EXERCISE DETAILS:
The listing below begins with the first line you should copy; stop after the line containing "import pandas as pd", and drop every picture.

STORED DATA:
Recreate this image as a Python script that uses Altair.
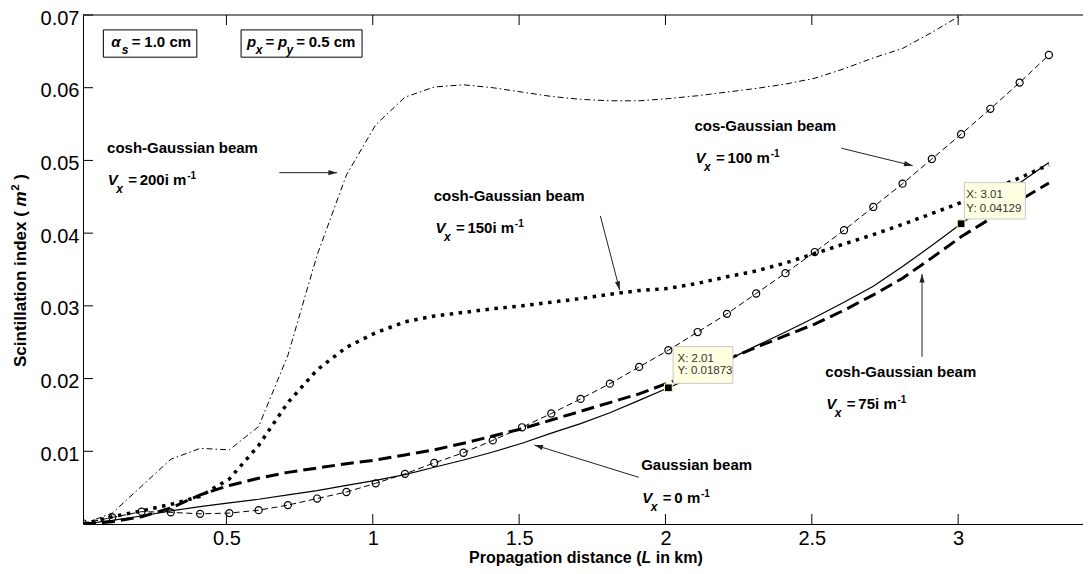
import math
import altair as alt
import pandas as pd

# ---------------- data ----------------
distance_km = [0.01, 0.11, 0.21, 0.31, 0.41, 0.51, 0.61, 0.71, 0.81, 0.91,
               1.01, 1.11, 1.21, 1.31, 1.41, 1.51, 1.61, 1.71, 1.81, 1.91,
               2.01, 2.11, 2.21, 2.31, 2.41, 2.51, 2.61, 2.71, 2.81, 2.91,
               3.01, 3.11, 3.21, 3.31]

gaussian_v0 = [0.0000, 0.0005, 0.0011, 0.0018, 0.0024, 0.0029, 0.0034, 0.0040, 0.0046, 0.0053,
               0.0060, 0.0068, 0.0078, 0.0088, 0.0099, 0.0111, 0.0125, 0.0138, 0.0153, 0.0170,
               0.01873, 0.0205, 0.0225, 0.0245, 0.0264, 0.0284, 0.0305, 0.0327, 0.0354, 0.0383,
               0.04129, 0.0441, 0.0469, 0.0497]

cosh_v75i = [0.0000, 0.0003, 0.0010, 0.0022, 0.0040, 0.0053, 0.0063, 0.0071, 0.0077, 0.0083,
             0.0088, 0.0095, 0.0102, 0.0111, 0.0121, 0.0131, 0.0143, 0.0155, 0.0167, 0.0179,
             0.0194, 0.0209, 0.0226, 0.0243, 0.0259, 0.0275, 0.0294, 0.0315, 0.0338, 0.0366,
             0.0395, 0.0420, 0.0445, 0.0469]

cosh_v150i = [0.0000, 0.0010, 0.0018, 0.0027, 0.0038, 0.0062, 0.0108, 0.0167, 0.0212, 0.0243,
              0.0263, 0.0278, 0.0286, 0.0291, 0.0296, 0.0300, 0.0305, 0.0310, 0.0316, 0.0321,
              0.0324, 0.0331, 0.0340, 0.0348, 0.0359, 0.0372, 0.0385, 0.0398, 0.0412, 0.0427,
              0.0442, 0.0459, 0.0476, 0.0494]

cos_v100 = [0.0001, 0.0009, 0.0017, 0.0016, 0.0014, 0.0015, 0.0019, 0.0026, 0.0035, 0.0044,
            0.0056, 0.0069, 0.0084, 0.0098, 0.0115, 0.0133, 0.0152, 0.0172, 0.0193, 0.0216,
            0.0239, 0.0264, 0.0289, 0.0317, 0.0345, 0.0374, 0.0404, 0.0436, 0.0468, 0.0502,
            0.0536, 0.0571, 0.0607, 0.0645]

# visible part of the 200i curve (it leaves the frame at 0.07)
cosh_v200i = [0.0000, 0.0015, 0.0052, 0.0089, 0.0104, 0.0102, 0.0134, 0.0232, 0.0370, 0.0480,
              0.0549, 0.0587, 0.0601, 0.0604, 0.0600, 0.0594, 0.0588, 0.0584, 0.0582, 0.0582,
              0.0585, 0.0589, 0.0594, 0.0599, 0.0605, 0.0613, 0.0626, 0.0641, 0.0654, 0.0676,
              0.0700]

x_ticks = [0.5, 1, 1.5, 2, 2.5, 3]
y_ticks = [0.01, 0.02, 0.03, 0.04, 0.05, 0.06, 0.07]

datatip_x = [2.01, 3.01]
datatip_y = [0.01873, 0.04129]
datatip_text_x = ["X: 2.01", "X: 3.01"]
datatip_text_y = ["Y: 0.01873", "Y: 0.04129"]

beam_names = ["cosh-Gaussian beam", "cosh-Gaussian beam", "cos-Gaussian beam",
              "cosh-Gaussian beam", "Gaussian beam"]
vx_values = ["200i m", "150i m", "100 m", "75i m", "0 m"]

# ---------------- layout ----------------
W, H = 1000, 509
X_MIN, X_MAX = 0.01, 3.4265
Y_MIN, Y_MAX = 0.0, 0.07
PX_X = W / (X_MAX - X_MIN)
PX_Y = H / (Y_MAX - Y_MIN)
FONT = "Liberation Sans"

xs = alt.Scale(domain=[X_MIN, X_MAX], nice=False, zero=False)
ys = alt.Scale(domain=[Y_MIN, Y_MAX], nice=False, zero=False)

X_AXIS = alt.Axis(values=x_ticks, format="~g", grid=False, ticks=False, tickSize=0,
                  domain=True, domainColor="black", domainWidth=1,
                  labelFont=FONT, labelFontSize=20, labelColor="black",
                  labelPadding=4.5, labelFlush=False, title=None)
Y_AXIS = alt.Axis(values=y_ticks, format=".2f", grid=False, ticks=False, tickSize=0,
                  domain=True, domainColor="black", domainWidth=1,
                  labelFont=FONT, labelFontSize=20, labelColor="black",
                  labelPadding=4, labelOffset=3, labelFlush=False, title=None)


def X(field):
    return alt.X(field, scale=xs, axis=X_AXIS, title=None)


def Y(field):
    return alt.Y(field, scale=ys, axis=Y_AXIS, title=None)


# annotation anchors (data coordinates, text baseline)
name_pos = [(0.0922, 0.05107), (1.2081, 0.04447), (2.0988, 0.0541), (2.5463, 0.02022), (1.917, 0.00743)]
vx_pos = [(0.0943, 0.04663), (1.2139, 0.03999), (2.1022, 0.04961), (2.5497, 0.01582), (1.9211, 0.00293)]
arrows = [  # (x start, y start, x end, y end)
    (0.6809, 0.04832, 0.8780, 0.04832),
    (1.7776, 0.04237, 1.8435, 0.03219),
    (2.6010, 0.05168, 2.8446, 0.04928),
    (2.8766, 0.02301, 2.8766, 0.03439),
    (1.9088, 0.00642, 1.5521, 0.01087),
]
param_boxes = [(0.0796, 0.3989, 0.06795, 0.06420), (0.5501, 0.9634, 0.06795, 0.06420)]
tip_boxes = [(2.0263, 2.2303, 0.02439, 0.01935), (3.0212, 3.2296, 0.04695, 0.04195)]
tip_text_pos = [(2.0410, 0.02232, 0.02059), (3.0280, 0.04480, 0.04296)]

CHAR_W = {"0": 556, "1": 556, "2": 556, "5": 556, "7": 556, "i": 278, " ": 278, "m": 889}


def text_width(s, size):
    return sum(CHAR_W.get(c, 556) for c in s) * size / 1000.0


pieces = []


def piece(x, y, dx, dy, text, style):
    pieces.append(dict(x=x + dx / PX_X, y=y - dy / PX_Y, text=text, style=style))


for (nx, ny), name in zip(name_pos, beam_names):
    piece(nx, ny, 0, 0, name, "b15")
for (vx, vy), val in zip(vx_pos, vx_values):
    piece(vx, vy, 0, 0, "V", "bi15")
    piece(vx, vy, 8.5, 8, "x", "bi12")
    piece(vx, vy, 20.5, 0, "=", "b15")
    piece(vx, vy, 32, 0, val, "b15")
    piece(vx, vy, 32 + text_width(val, 15) + 0.8, -6, "-1", "b10")

# parameter boxes
ax_, ay_ = 0.1069, 0.06566
piece(ax_, ay_, 0, 0, "α", "bi15")
piece(ax_, ay_, 10.5, 7, "s", "bi12")
piece(ax_, ay_, 20.5, 0, "=", "b15")
piece(ax_, ay_, 33, 0, "1.0 cm", "b15")
px_, py_ = 0.5706, 0.06566
piece(px_, py_, 0, 0, "p", "bi15")
piece(px_, py_, 8.7, 7, "x", "bi12")
piece(px_, py_, 18.4, 0, "=", "b15")
piece(px_, py_, 30.8, 0, "p", "bi15")
piece(px_, py_, 39.5, 7, "y", "bi12")
piece(px_, py_, 49.2, 0, "=", "b15")
piece(px_, py_, 61.6, 0, "0.5 cm", "b15")

for (tx, ty1, ty2), t1, t2 in zip(tip_text_pos, datatip_text_x, datatip_text_y):
    piece(tx, ty1, 0, 0, t1, "tip")
    piece(tx, ty2, 0, 0, t2, "tip")

pieces_df = pd.DataFrame(pieces)


# ---------------- layers ----------------
def series_df(xv, yv):
    return pd.DataFrame({"x": xv[:len(yv)], "y": yv})


def enc_xy():
    return dict(x=X("x:Q"), y=Y("y:Q"))


base_line = alt.Chart(series_df(distance_km, gaussian_v0)).mark_line(
    color="black", strokeWidth=1.2, clip=True).encode(**enc_xy())
line75 = alt.Chart(series_df(distance_km, cosh_v75i)).mark_line(
    color="black", strokeWidth=3, strokeDash=[13, 6], clip=True).encode(**enc_xy())
line150 = alt.Chart(series_df(distance_km, cosh_v150i)).mark_line(
    color="black", strokeWidth=3.5, strokeDash=[3.5, 5.5], clip=True).encode(**enc_xy())
line100 = alt.Chart(series_df(distance_km, cos_v100)).mark_line(
    color="black", strokeWidth=1, strokeDash=[6, 3.5], clip=True).encode(**enc_xy())
pts100 = alt.Chart(series_df(distance_km, cos_v100)).mark_point(
    shape="circle", filled=False, color="black", size=50, strokeWidth=1.2, opacity=1,
    clip=True).encode(**enc_xy())
line200 = alt.Chart(series_df(distance_km, cosh_v200i)).mark_line(
    color="black", strokeWidth=1, strokeDash=[6, 3, 1.5, 3], clip=True).encode(**enc_xy())

# frame ticks (inward) and top border
xt_df = pd.DataFrame({"x": x_ticks})
yt_df = pd.DataFrame({"y": y_ticks})
one_df = pd.DataFrame({"k": [0]})
bottom_ticks = alt.Chart(xt_df).mark_rule(color="black", strokeWidth=1).encode(
    x=X("x:Q"), y=alt.value(H), y2=alt.value(H - 10))
top_ticks = alt.Chart(xt_df).mark_rule(color="black", strokeWidth=1).encode(
    x=X("x:Q"), y=alt.value(0), y2=alt.value(10))
left_ticks = alt.Chart(yt_df).mark_rule(color="black", strokeWidth=1).encode(
    y=Y("y:Q"), x=alt.value(0), x2=alt.value(10))
top_border = alt.Chart(one_df).mark_rule(color="black", strokeWidth=1).encode(
    x=alt.value(0), x2=alt.value(W), y=alt.value(0))

# arrows
arrow_df = pd.DataFrame(arrows, columns=["x", "y", "x2", "y2"])
arrow_df["angle"] = [
    (math.degrees(math.atan2((x2 - x1) * PX_X, (y2 - y1) * PX_Y)) + 360) % 360
    for x1, y1, x2, y2 in arrows
]
arrow_lines = alt.Chart(arrow_df).mark_rule(color="#222222", strokeWidth=1).encode(
    x=X("x:Q"), y=Y("y:Q"), x2="x2:Q", y2="y2:Q")
arrow_heads = alt.Chart(arrow_df).mark_point(
    shape="M0,0L0.3,1L-0.3,1Z", filled=True, color="#222222", size=300, opacity=1
).encode(x=X("x2:Q"), y=Y("y2:Q"), angle=alt.Angle("angle:Q", scale=None))

# parameter boxes
pbox_df = pd.DataFrame(param_boxes, columns=["x", "x2", "y", "y2"])
pboxes = alt.Chart(pbox_df).mark_rect(fill="white", stroke="black", strokeWidth=1).encode(
    x=X("x:Q"), x2="x2:Q", y=Y("y:Q"), y2="y2:Q")

# data tips
tbox_df = pd.DataFrame(tip_boxes, columns=["x", "x2", "y", "y2"])
tboxes = alt.Chart(tbox_df).mark_rect(fill="#FFFFE1", stroke="#C8C8C8", strokeWidth=1).encode(
    x=X("x:Q"), x2="x2:Q", y=Y("y:Q"), y2="y2:Q")
tip_marks = alt.Chart(series_df(datatip_x, datatip_y)).mark_point(
    shape="square", filled=True, color="black", size=60, opacity=1,
    stroke="#FFFFC8", strokeWidth=1).encode(**enc_xy())


def text_layer(style, size, weight, italic=False, color="black"):
    props = dict(font=FONT, fontSize=size, fontWeight=weight, align="left",
                 baseline="alphabetic", color=color)
    if italic:
        props["fontStyle"] = "italic"
    return alt.Chart(pieces_df).transform_filter(
        alt.datum.style == style).mark_text(**props).encode(
        x=X("x:Q"), y=Y("y:Q"), text="text:N")


t_b15 = text_layer("b15", 15, "bold")
t_bi15 = text_layer("bi15", 15, "bold", True)
t_bi12 = text_layer("bi12", 12, "bold", True)
t_b10 = text_layer("b10", 10, "bold")
t_tip = text_layer("tip", 11.5, "normal", False, "#333333")

# axis titles (composed so that the symbols can be italic)
TFS = 16          # title font size
XT_X, XT_Y = 386, 548
SP = 0.278 * TFS  # width of a space
xt1 = alt.Chart(one_df).mark_text(font=FONT, fontSize=TFS, fontWeight="bold", align="left",
                                  baseline="alphabetic", text="Propagation distance (").encode(
    x=alt.value(XT_X), y=alt.value(XT_Y))
xt2 = alt.Chart(one_df).mark_text(font=FONT, fontSize=TFS, fontWeight="bold", fontStyle="italic",
                                  align="left", baseline="alphabetic", text="L").encode(
    x=alt.value(XT_X + 10.780 * TFS), y=alt.value(XT_Y))
xt3 = alt.Chart(one_df).mark_text(font=FONT, fontSize=TFS, fontWeight="bold", align="left",
                                  baseline="alphabetic", text="in km)").encode(
    x=alt.value(XT_X + 11.391 * TFS + SP), y=alt.value(XT_Y))

YT_X, YT_Y = -57, 352
yt1 = alt.Chart(one_df).mark_text(font=FONT, fontSize=17, fontWeight="bold", align="left",
                                  baseline="alphabetic", angle=270,
                                  text="Scintillation index (").encode(
    x=alt.value(YT_X), y=alt.value(YT_Y))
yt2 = alt.Chart(one_df).mark_text(font=FONT, fontSize=17, fontWeight="bold", fontStyle="italic",
                                  align="left", baseline="alphabetic", angle=270,
                                  dx=160.6, text="m").encode(
    x=alt.value(YT_X), y=alt.value(YT_Y))
yt3 = alt.Chart(one_df).mark_text(font=FONT, fontSize=11.5, fontWeight="bold",
                                  align="left", baseline="alphabetic", angle=270,
                                  dx=176.2, dy=-7, text="2").encode(
    x=alt.value(YT_X), y=alt.value(YT_Y))
yt4 = alt.Chart(one_df).mark_text(font=FONT, fontSize=17, fontWeight="bold",
                                  align="left", baseline="alphabetic", angle=270,
                                  dx=182.6 + 4.7, text=")").encode(
    x=alt.value(YT_X), y=alt.value(YT_Y))

chart = alt.layer(
    base_line, line75, line150, line100, pts100, line200,
    top_border, bottom_ticks, top_ticks, left_ticks,
    arrow_lines, arrow_heads, pboxes,
    t_b15, t_bi15, t_bi12, t_b10,
    tip_marks, tboxes, t_tip,
    xt1, xt2, xt3, yt1, yt2, yt3, yt4,
).properties(
    width=W, height=H,
    padding={"left": 75, "top": 7, "right": 0, "bottom": 42},
    autosize=alt.AutoSizeParams(type="none"),
    background="white",
).configure_view(strokeWidth=0)

chart.save("out.html", embed_options={"renderer": "svg", "actions": False})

TASK RESULT:
Recreate this image as a Python script that uses Altair.
import math
import altair as alt
import pandas as pd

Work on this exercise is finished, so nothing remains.